→ **Excerpted data**:

** Start **

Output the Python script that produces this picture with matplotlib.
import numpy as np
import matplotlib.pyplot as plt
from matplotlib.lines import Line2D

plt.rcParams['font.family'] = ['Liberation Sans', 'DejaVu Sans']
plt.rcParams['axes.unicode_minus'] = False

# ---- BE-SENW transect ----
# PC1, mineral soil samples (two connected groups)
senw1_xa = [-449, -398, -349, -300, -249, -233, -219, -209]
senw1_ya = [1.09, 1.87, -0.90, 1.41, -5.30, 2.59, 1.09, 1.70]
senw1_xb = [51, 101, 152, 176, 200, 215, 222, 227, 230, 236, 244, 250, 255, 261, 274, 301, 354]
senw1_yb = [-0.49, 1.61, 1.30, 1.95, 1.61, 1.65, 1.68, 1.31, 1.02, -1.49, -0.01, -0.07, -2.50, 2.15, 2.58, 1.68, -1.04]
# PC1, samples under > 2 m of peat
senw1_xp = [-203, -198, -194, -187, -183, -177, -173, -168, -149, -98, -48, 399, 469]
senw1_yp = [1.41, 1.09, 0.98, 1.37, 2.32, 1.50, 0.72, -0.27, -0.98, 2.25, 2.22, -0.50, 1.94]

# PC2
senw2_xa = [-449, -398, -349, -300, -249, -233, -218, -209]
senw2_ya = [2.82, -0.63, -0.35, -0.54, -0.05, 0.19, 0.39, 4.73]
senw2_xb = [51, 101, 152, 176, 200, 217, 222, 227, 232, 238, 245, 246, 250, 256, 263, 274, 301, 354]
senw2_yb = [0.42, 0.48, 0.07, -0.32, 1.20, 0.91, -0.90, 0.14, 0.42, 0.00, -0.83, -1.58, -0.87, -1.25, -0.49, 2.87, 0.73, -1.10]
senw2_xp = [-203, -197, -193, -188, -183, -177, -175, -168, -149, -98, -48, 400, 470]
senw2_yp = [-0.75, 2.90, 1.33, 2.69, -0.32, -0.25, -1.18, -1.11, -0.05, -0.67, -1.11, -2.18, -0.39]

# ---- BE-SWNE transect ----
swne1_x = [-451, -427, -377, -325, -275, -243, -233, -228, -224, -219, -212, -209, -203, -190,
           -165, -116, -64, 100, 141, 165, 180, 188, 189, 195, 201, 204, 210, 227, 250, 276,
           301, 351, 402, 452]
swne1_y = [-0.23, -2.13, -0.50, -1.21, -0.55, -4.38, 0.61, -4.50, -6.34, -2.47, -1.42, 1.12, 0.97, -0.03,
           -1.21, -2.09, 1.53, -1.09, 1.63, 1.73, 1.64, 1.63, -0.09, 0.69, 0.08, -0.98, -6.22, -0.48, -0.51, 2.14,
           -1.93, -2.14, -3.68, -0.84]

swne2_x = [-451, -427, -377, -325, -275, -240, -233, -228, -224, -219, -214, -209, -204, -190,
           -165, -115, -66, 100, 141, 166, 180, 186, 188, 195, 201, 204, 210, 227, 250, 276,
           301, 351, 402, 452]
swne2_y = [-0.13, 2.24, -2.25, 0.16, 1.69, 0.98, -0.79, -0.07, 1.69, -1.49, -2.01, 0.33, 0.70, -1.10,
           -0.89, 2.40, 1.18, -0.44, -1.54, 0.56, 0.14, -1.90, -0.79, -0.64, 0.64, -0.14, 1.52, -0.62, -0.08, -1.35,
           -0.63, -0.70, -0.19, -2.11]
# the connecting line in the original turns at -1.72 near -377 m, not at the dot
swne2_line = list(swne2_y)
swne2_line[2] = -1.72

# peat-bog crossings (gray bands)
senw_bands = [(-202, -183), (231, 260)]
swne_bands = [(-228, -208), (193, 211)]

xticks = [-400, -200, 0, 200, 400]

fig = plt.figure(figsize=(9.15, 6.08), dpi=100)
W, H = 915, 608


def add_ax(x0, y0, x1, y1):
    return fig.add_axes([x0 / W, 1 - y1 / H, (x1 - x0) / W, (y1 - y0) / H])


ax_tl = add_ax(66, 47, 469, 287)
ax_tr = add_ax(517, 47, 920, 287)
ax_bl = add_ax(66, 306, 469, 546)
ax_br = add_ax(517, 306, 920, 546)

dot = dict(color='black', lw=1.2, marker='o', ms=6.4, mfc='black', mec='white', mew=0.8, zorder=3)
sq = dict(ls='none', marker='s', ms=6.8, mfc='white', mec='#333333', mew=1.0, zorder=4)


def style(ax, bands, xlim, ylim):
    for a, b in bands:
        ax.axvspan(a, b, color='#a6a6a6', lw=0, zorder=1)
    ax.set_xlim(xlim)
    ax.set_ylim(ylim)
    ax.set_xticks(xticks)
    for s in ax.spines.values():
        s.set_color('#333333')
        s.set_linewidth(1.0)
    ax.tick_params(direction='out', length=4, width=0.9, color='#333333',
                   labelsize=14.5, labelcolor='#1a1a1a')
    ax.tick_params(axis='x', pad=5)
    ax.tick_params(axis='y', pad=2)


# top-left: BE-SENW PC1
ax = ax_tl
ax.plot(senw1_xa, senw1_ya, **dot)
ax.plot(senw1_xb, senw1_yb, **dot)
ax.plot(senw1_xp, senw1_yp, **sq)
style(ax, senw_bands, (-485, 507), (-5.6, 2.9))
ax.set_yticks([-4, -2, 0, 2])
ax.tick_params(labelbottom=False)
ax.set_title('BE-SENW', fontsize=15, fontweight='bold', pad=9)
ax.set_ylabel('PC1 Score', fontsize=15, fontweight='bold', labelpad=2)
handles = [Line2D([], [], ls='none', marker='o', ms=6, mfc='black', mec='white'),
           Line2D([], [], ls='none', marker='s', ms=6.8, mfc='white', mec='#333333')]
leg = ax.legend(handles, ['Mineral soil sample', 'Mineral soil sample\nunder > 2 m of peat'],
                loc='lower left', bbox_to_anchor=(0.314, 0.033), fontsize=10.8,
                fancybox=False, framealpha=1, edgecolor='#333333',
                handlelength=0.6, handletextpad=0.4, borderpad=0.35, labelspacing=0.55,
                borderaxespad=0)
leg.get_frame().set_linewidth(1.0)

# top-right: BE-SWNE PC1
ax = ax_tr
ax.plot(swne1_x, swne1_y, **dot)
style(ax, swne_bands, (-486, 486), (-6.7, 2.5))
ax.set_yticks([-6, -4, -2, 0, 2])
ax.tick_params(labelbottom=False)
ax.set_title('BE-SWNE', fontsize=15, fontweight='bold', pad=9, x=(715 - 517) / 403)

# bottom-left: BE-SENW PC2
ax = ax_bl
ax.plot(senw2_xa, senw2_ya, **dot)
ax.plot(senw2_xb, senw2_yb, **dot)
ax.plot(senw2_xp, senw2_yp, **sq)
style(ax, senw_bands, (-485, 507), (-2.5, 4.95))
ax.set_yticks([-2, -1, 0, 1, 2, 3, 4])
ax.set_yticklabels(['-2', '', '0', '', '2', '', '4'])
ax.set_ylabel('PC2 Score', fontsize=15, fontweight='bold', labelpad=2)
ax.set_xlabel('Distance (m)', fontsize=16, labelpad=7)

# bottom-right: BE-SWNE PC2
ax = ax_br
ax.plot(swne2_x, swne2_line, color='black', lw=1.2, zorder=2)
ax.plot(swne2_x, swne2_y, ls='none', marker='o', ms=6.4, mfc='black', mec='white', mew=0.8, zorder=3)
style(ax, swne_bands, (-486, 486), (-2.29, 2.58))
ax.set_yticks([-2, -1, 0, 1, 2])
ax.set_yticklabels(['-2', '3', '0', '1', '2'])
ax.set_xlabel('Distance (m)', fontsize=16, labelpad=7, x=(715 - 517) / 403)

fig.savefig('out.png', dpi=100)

** End **
** Start **

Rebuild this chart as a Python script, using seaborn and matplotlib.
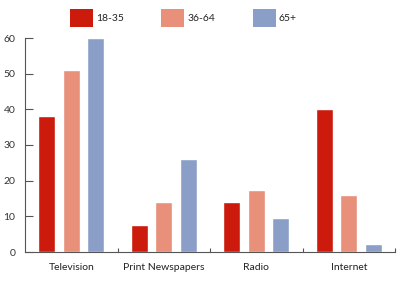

** End **
** Start **

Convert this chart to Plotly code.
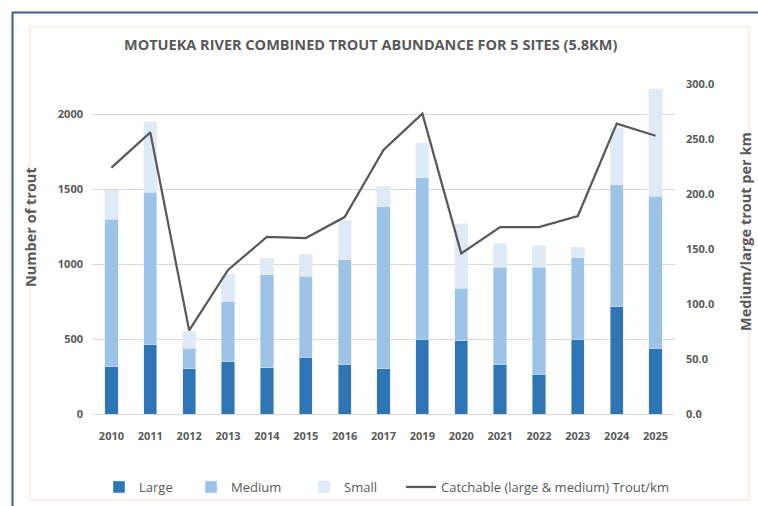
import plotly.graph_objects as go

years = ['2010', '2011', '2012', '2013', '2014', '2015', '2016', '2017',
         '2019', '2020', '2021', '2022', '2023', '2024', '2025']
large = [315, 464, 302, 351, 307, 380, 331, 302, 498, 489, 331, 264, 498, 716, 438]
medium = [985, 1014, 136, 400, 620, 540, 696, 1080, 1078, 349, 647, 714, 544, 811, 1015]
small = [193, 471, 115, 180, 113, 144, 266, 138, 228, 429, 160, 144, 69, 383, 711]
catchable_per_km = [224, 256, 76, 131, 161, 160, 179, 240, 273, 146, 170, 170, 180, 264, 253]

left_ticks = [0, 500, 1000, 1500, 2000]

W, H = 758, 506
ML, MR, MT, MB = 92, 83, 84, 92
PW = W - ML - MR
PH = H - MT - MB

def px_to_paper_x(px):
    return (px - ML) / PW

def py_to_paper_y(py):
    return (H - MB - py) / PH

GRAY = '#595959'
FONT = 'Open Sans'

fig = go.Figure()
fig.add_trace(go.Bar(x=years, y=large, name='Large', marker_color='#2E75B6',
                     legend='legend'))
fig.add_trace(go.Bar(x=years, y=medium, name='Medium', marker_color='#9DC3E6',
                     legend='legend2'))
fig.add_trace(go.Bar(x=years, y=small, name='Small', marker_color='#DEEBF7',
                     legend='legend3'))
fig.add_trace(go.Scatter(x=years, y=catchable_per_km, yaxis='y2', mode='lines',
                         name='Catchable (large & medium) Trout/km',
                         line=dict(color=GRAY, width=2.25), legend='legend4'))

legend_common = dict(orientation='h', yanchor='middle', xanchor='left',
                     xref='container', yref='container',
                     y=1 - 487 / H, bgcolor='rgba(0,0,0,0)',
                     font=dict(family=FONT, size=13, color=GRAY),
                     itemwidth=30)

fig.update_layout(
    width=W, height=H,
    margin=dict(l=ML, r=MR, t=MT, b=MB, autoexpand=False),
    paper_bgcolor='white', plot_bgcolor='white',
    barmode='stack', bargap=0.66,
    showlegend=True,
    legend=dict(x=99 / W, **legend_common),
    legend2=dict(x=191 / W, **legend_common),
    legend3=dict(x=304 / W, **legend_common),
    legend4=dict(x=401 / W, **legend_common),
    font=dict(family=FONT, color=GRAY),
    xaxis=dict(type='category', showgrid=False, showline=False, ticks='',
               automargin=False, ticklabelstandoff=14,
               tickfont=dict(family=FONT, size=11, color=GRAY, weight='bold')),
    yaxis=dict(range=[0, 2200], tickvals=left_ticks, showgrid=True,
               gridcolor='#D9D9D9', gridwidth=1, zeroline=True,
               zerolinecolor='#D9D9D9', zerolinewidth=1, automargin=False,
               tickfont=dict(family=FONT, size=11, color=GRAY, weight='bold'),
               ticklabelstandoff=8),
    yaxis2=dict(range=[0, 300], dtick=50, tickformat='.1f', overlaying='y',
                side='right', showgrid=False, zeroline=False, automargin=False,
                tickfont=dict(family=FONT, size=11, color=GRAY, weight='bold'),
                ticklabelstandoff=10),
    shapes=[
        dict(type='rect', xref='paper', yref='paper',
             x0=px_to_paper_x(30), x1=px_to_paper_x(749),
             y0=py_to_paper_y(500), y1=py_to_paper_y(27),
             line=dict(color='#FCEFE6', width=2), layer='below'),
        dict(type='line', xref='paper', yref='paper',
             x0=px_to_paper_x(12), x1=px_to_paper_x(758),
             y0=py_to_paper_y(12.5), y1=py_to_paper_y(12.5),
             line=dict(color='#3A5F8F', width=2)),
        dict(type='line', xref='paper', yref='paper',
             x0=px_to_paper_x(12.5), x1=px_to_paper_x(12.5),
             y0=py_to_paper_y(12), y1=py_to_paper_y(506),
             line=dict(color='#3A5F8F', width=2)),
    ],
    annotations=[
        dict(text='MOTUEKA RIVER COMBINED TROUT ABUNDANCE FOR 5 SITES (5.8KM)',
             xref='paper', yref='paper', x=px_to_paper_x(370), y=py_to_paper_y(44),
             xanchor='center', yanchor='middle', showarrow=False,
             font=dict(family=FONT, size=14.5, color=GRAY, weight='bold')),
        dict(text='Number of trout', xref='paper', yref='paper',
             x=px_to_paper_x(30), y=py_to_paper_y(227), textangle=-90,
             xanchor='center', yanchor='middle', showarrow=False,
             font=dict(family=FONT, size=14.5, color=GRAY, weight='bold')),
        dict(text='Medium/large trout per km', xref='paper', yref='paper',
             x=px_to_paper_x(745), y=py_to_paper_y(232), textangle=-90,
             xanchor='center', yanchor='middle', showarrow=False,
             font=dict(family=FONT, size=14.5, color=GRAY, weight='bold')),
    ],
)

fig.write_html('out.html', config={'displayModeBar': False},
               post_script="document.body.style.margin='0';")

** End **

→ **Required task**: Search the entries for the word "this", then list each line that holds it.

→ **Complete output**:
Output the Python script that produces this picture with matplotlib.
Rebuild this chart as a Python script, using seaborn and matplotlib.
Convert this chart to Plotly code.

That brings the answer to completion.